The standard preceding the Arabic influence was that women who stayed indoors were the most revered and this is more directly attributed to paternal pathology which suggested men should hold positions of power, prestige, and labor- while women should stay indoors and achieve notions of leisure and beauty.

>It doesn't all amount to nothing,
>but it does amount to
>SOMETHING. Beauty, though it does
>affect what jobs you get,
>really has its greatest impact
>in the social sphere, in
>my opinion. You can be
>an esteemed actress like Whoopi
>Goldberg and STILL have people
>saying you are ugly because
>of your skin and your
>features.
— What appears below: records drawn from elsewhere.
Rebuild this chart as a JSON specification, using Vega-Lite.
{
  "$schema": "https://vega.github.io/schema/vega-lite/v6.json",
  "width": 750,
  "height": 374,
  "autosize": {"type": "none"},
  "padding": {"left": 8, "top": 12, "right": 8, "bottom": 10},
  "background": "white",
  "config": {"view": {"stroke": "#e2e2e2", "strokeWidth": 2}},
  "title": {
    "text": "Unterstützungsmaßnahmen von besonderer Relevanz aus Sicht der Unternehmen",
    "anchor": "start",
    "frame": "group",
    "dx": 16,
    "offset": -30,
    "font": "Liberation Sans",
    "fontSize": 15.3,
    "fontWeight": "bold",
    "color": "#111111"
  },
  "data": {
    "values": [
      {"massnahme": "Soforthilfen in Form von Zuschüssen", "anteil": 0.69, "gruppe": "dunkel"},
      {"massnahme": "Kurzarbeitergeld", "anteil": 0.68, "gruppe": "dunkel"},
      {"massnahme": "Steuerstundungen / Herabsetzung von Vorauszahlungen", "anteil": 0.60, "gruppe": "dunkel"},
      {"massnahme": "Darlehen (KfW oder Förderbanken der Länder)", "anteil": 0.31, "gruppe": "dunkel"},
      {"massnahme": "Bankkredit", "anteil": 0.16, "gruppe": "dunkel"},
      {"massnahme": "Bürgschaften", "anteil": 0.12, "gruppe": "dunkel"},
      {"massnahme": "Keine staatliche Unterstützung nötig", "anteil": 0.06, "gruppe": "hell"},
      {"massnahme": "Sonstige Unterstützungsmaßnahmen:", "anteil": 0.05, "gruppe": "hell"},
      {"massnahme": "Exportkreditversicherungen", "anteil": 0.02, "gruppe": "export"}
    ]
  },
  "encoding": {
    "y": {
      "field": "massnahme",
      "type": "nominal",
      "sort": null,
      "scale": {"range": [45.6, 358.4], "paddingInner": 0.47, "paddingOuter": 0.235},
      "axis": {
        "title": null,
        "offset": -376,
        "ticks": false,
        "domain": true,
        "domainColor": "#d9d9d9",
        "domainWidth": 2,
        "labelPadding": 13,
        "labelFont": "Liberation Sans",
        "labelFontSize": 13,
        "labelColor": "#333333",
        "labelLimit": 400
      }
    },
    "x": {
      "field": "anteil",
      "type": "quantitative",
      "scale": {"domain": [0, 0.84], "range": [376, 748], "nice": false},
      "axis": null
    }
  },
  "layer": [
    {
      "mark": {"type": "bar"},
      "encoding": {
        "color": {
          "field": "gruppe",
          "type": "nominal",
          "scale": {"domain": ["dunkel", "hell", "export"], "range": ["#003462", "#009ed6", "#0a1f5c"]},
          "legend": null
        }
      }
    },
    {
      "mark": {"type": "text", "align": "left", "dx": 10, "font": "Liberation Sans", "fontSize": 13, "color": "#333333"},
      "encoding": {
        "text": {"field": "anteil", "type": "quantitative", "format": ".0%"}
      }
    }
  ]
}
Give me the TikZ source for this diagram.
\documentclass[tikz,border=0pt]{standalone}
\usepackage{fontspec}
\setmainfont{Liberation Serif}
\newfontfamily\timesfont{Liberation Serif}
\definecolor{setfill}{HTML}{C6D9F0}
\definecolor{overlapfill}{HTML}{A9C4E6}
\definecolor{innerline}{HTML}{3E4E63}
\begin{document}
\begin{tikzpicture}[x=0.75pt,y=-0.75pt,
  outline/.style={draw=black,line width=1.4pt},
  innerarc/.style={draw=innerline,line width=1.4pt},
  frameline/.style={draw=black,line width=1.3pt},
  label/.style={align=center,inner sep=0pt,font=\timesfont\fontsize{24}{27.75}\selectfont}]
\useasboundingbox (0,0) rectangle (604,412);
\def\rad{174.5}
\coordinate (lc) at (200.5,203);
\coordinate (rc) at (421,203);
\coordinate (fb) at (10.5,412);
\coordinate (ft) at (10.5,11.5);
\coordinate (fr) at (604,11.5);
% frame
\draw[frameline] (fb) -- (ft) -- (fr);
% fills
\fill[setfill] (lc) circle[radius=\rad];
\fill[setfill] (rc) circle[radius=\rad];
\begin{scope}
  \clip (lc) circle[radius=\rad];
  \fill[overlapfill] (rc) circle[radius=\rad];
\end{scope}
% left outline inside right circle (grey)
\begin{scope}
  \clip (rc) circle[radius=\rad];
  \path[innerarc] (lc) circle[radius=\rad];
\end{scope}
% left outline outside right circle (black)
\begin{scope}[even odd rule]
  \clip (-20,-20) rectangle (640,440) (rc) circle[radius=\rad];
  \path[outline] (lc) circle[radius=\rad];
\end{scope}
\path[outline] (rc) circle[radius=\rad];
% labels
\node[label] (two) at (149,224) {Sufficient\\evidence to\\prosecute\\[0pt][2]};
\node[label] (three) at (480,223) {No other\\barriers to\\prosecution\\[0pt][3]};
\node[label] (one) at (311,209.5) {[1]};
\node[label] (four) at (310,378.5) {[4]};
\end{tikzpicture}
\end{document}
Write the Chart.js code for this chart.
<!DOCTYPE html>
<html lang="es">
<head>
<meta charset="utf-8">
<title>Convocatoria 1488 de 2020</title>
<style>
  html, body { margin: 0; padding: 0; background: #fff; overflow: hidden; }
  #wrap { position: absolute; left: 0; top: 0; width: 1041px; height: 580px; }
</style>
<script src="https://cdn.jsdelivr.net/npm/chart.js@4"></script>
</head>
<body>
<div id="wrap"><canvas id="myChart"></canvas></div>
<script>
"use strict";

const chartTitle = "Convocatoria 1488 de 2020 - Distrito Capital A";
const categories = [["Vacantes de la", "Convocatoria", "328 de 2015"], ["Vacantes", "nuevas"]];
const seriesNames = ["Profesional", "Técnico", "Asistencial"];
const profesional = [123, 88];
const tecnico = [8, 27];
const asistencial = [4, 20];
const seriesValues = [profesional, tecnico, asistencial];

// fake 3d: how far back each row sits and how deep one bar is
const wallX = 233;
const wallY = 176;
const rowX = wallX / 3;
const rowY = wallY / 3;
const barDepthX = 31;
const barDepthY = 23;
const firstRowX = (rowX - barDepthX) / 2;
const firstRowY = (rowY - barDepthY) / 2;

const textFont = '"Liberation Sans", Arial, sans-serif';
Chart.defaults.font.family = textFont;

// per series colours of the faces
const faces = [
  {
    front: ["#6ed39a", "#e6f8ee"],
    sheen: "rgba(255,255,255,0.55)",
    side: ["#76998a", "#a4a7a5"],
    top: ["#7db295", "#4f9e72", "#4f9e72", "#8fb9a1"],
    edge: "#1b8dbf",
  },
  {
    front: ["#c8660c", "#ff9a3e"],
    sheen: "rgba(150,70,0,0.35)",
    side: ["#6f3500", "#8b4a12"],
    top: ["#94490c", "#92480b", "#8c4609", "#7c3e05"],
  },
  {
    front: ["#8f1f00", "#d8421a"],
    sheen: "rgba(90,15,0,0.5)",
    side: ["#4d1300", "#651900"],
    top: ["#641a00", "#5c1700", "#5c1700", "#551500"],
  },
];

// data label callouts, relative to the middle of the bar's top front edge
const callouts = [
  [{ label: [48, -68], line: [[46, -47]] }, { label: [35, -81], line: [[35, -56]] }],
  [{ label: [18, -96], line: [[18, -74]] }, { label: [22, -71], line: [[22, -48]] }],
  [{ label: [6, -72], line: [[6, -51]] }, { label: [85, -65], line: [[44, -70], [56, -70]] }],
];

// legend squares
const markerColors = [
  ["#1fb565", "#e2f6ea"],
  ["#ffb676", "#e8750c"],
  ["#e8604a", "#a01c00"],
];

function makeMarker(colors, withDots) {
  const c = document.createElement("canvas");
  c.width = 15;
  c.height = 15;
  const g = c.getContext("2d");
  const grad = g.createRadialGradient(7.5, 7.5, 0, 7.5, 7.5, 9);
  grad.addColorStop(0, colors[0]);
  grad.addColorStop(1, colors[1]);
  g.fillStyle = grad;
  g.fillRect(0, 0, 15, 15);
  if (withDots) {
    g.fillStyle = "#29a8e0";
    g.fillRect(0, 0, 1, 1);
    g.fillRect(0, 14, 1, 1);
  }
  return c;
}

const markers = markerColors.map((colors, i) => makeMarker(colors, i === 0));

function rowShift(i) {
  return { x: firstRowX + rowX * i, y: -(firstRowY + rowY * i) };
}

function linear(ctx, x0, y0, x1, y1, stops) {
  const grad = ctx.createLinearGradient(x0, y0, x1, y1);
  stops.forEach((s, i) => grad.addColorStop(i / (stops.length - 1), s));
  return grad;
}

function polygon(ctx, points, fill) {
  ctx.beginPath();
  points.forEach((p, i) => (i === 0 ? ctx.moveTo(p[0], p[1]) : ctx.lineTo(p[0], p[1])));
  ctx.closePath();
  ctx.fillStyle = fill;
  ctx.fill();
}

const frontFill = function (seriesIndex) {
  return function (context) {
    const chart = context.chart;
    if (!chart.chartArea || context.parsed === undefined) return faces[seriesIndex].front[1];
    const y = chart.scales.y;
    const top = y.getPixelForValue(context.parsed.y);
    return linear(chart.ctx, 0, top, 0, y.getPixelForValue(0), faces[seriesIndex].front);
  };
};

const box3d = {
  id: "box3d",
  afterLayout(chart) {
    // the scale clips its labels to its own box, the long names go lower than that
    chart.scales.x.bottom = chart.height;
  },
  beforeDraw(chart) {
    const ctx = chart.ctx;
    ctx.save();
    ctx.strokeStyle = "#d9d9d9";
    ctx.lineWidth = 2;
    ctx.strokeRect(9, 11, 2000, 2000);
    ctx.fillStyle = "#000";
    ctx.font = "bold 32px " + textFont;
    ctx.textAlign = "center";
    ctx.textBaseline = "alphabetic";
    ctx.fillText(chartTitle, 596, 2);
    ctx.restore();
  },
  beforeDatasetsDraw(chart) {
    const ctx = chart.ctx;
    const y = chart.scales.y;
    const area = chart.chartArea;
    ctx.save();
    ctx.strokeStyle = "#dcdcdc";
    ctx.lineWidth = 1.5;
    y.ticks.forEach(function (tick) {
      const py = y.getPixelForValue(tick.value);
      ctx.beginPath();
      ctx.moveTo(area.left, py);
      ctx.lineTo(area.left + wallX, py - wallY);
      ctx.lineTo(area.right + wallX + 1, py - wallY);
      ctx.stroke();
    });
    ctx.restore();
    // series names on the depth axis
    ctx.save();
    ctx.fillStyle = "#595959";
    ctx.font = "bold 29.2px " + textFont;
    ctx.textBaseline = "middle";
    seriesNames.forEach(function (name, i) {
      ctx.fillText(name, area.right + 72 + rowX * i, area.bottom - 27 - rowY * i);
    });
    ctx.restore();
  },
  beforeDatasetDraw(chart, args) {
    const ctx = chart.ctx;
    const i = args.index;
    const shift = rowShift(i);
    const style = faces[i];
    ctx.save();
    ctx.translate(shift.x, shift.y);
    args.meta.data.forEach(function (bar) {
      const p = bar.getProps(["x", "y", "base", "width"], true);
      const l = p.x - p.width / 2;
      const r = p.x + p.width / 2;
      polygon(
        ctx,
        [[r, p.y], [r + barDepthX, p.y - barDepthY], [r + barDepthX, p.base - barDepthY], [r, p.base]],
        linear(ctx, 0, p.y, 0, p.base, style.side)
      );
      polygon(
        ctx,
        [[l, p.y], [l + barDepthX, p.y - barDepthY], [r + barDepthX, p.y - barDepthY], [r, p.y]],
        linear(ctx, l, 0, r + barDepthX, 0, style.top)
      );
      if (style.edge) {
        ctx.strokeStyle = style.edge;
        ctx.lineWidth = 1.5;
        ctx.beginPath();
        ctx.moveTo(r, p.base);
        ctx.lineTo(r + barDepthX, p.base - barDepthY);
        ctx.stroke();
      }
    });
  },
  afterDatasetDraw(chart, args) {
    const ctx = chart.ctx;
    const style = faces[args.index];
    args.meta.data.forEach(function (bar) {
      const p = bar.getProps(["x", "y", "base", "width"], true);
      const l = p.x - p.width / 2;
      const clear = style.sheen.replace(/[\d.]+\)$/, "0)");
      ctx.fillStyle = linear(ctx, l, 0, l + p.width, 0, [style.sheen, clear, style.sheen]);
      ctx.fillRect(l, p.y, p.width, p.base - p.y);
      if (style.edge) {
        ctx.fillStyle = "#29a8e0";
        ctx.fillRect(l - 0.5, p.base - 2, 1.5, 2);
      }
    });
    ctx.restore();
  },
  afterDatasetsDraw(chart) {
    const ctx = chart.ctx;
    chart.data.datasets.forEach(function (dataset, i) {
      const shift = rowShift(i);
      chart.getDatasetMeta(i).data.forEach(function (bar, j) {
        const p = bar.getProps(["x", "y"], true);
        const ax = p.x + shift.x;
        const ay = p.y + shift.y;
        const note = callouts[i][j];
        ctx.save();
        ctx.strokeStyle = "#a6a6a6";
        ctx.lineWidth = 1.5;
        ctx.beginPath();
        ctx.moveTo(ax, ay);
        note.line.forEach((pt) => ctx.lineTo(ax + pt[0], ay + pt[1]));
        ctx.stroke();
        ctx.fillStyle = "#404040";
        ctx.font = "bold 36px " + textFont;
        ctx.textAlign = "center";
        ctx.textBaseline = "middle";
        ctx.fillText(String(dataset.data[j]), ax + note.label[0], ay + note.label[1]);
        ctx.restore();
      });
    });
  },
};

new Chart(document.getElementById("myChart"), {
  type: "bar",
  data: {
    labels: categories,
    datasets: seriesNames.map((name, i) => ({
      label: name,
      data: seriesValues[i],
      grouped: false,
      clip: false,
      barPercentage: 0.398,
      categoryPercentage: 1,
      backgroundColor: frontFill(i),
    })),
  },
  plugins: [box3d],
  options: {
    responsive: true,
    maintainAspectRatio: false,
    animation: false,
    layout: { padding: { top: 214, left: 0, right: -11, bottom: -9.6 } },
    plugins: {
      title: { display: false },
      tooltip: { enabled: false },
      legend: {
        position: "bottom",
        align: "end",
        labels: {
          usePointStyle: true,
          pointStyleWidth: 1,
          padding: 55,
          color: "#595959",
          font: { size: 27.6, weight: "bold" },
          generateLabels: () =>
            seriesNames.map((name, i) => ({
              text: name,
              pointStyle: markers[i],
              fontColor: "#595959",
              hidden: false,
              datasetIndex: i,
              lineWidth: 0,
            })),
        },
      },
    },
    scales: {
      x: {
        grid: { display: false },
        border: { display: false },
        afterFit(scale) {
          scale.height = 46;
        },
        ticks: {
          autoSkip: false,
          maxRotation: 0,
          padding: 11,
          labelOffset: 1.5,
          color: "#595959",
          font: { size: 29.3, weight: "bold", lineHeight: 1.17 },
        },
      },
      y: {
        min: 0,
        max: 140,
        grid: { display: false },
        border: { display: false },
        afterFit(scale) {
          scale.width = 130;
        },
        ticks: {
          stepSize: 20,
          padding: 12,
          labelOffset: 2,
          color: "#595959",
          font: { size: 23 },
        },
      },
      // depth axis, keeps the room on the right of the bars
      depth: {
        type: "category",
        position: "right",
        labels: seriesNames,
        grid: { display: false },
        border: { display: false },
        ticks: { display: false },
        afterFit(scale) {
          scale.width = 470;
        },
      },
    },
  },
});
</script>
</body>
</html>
It won't affect everyone
>equally, because we're all different.
>What's water off one duck's
>back is cripping to another.

So should we ingratiate the honor, strength and pride that is also the colloquial context of dark skinned people or destroy the idea that claims that light skinned people are prettier? Do we tell people to stop thinking this way or do we tell people that they'll have to deal with it because people will think this way regardless?

Im not pretty- and i dont want to be pretty- certainly not by those standards; so should I insist that we change the standards?

>You're going a bit too far
>there. I'm saying, the institution
>of beauty should be eliminated
>because it is not very
>inclusive.

I dont think its fair to insist that all things be inclusive- its certainly not the natural order of things. How do you suggest that someone eliminate something that is very profitable for them on the grounds that its not so fair to you or in this case hardly involves you. It seems to me youd be better off telling the people not to be involved with the institution rather than trying to bring the insitution down.

>The elimination of it
>wouldn't solve insecurity, however, it
>would be a weight off
>of those people who are
>hindered by society's ideals of
>what's beautiful and what ain't.

If those are society's ideals then the institution is perfectly reasonable in pandering to it. Should the Hip Hop industry cater to a more multicultural audience- it would certainly be a weight of all those "white" people who are trying to fit in.